> _THE TASK_
Repeat every record below exactly, leaving out the pictures.

-- RECORDS PROVIDED start --

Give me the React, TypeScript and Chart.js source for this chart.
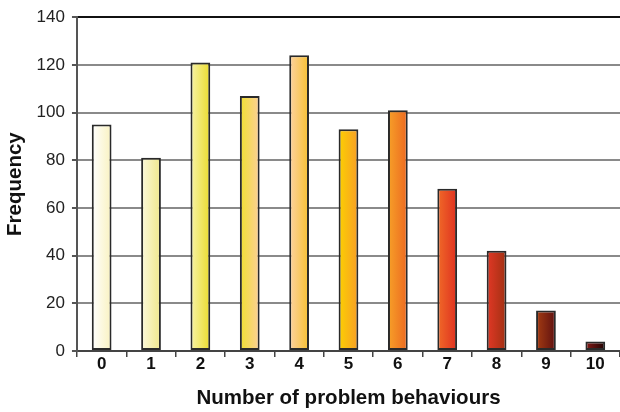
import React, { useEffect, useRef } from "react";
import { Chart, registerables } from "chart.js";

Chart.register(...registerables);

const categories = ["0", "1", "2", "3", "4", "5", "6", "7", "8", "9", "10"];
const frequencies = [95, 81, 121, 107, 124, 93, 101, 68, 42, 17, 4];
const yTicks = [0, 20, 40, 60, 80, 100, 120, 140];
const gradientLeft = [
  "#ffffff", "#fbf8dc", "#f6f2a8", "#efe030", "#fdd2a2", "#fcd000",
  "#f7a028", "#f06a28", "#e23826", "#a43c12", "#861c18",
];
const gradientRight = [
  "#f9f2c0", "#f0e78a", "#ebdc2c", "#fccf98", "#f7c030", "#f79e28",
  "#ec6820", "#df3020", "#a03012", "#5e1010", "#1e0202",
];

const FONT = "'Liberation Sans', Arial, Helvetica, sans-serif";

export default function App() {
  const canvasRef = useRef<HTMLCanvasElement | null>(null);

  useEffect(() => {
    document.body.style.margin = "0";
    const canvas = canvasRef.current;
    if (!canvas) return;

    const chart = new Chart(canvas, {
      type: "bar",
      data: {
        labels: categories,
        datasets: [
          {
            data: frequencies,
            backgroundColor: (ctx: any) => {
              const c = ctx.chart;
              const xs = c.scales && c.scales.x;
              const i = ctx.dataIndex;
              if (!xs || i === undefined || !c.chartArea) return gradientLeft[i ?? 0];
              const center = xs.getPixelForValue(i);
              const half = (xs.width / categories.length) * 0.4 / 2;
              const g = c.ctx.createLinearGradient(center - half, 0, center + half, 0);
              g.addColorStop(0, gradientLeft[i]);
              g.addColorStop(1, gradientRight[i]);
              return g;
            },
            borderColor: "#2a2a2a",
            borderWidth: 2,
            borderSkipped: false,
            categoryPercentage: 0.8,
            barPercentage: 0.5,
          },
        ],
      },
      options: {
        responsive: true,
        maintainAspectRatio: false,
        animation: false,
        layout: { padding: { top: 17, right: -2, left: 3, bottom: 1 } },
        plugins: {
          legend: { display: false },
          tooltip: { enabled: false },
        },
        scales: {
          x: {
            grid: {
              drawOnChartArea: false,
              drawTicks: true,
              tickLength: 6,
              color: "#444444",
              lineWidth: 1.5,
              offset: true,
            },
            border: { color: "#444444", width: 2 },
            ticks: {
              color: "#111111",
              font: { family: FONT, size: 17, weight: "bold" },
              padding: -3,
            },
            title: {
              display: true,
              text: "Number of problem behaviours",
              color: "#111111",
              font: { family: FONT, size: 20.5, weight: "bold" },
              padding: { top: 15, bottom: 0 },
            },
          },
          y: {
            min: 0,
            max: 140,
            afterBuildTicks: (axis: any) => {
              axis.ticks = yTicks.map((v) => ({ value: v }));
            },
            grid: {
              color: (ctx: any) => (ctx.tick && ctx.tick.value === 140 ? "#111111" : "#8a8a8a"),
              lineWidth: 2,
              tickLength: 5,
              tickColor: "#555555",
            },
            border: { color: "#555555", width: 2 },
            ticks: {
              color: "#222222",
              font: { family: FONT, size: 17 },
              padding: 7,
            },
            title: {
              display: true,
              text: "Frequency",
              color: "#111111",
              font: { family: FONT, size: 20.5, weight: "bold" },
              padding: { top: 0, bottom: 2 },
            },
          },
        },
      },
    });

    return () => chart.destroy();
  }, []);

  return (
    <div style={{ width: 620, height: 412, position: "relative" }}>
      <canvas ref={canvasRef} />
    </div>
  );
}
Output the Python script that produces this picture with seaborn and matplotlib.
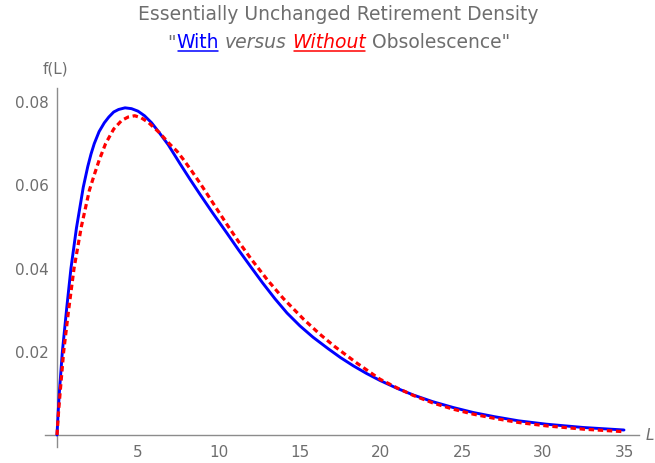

-- RECORDS PROVIDED end --

> _SOLUTION FOR THIS EXERCISE_
Give me the React, TypeScript and Chart.js source for this chart.
import React, { useEffect, useRef } from "react";
import { Chart, registerables } from "chart.js";

Chart.register(...registerables);

const categories = ["0", "1", "2", "3", "4", "5", "6", "7", "8", "9", "10"];
const frequencies = [95, 81, 121, 107, 124, 93, 101, 68, 42, 17, 4];
const yTicks = [0, 20, 40, 60, 80, 100, 120, 140];
const gradientLeft = [
  "#ffffff", "#fbf8dc", "#f6f2a8", "#efe030", "#fdd2a2", "#fcd000",
  "#f7a028", "#f06a28", "#e23826", "#a43c12", "#861c18",
];
const gradientRight = [
  "#f9f2c0", "#f0e78a", "#ebdc2c", "#fccf98", "#f7c030", "#f79e28",
  "#ec6820", "#df3020", "#a03012", "#5e1010", "#1e0202",
];

const FONT = "'Liberation Sans', Arial, Helvetica, sans-serif";

export default function App() {
  const canvasRef = useRef<HTMLCanvasElement | null>(null);

  useEffect(() => {
    document.body.style.margin = "0";
    const canvas = canvasRef.current;
    if (!canvas) return;

    const chart = new Chart(canvas, {
      type: "bar",
      data: {
        labels: categories,
        datasets: [
          {
            data: frequencies,
            backgroundColor: (ctx: any) => {
              const c = ctx.chart;
              const xs = c.scales && c.scales.x;
              const i = ctx.dataIndex;
              if (!xs || i === undefined || !c.chartArea) return gradientLeft[i ?? 0];
              const center = xs.getPixelForValue(i);
              const half = (xs.width / categories.length) * 0.4 / 2;
              const g = c.ctx.createLinearGradient(center - half, 0, center + half, 0);
              g.addColorStop(0, gradientLeft[i]);
              g.addColorStop(1, gradientRight[i]);
              return g;
            },
            borderColor: "#2a2a2a",
            borderWidth: 2,
            borderSkipped: false,
            categoryPercentage: 0.8,
            barPercentage: 0.5,
          },
        ],
      },
      options: {
        responsive: true,
        maintainAspectRatio: false,
        animation: false,
        layout: { padding: { top: 17, right: -2, left: 3, bottom: 1 } },
        plugins: {
          legend: { display: false },
          tooltip: { enabled: false },
        },
        scales: {
          x: {
            grid: {
              drawOnChartArea: false,
              drawTicks: true,
              tickLength: 6,
              color: "#444444",
              lineWidth: 1.5,
              offset: true,
            },
            border: { color: "#444444", width: 2 },
            ticks: {
              color: "#111111",
              font: { family: FONT, size: 17, weight: "bold" },
              padding: -3,
            },
            title: {
              display: true,
              text: "Number of problem behaviours",
              color: "#111111",
              font: { family: FONT, size: 20.5, weight: "bold" },
              padding: { top: 15, bottom: 0 },
            },
          },
          y: {
            min: 0,
            max: 140,
            afterBuildTicks: (axis: any) => {
              axis.ticks = yTicks.map((v) => ({ value: v }));
            },
            grid: {
              color: (ctx: any) => (ctx.tick && ctx.tick.value === 140 ? "#111111" : "#8a8a8a"),
              lineWidth: 2,
              tickLength: 5,
              tickColor: "#555555",
            },
            border: { color: "#555555", width: 2 },
            ticks: {
              color: "#222222",
              font: { family: FONT, size: 17 },
              padding: 7,
            },
            title: {
              display: true,
              text: "Frequency",
              color: "#111111",
              font: { family: FONT, size: 20.5, weight: "bold" },
              padding: { top: 0, bottom: 2 },
            },
          },
        },
      },
    });

    return () => chart.destroy();
  }, []);

  return (
    <div style={{ width: 620, height: 412, position: "relative" }}>
      <canvas ref={canvasRef} />
    </div>
  );
}
Output the Python script that produces this picture with seaborn and matplotlib.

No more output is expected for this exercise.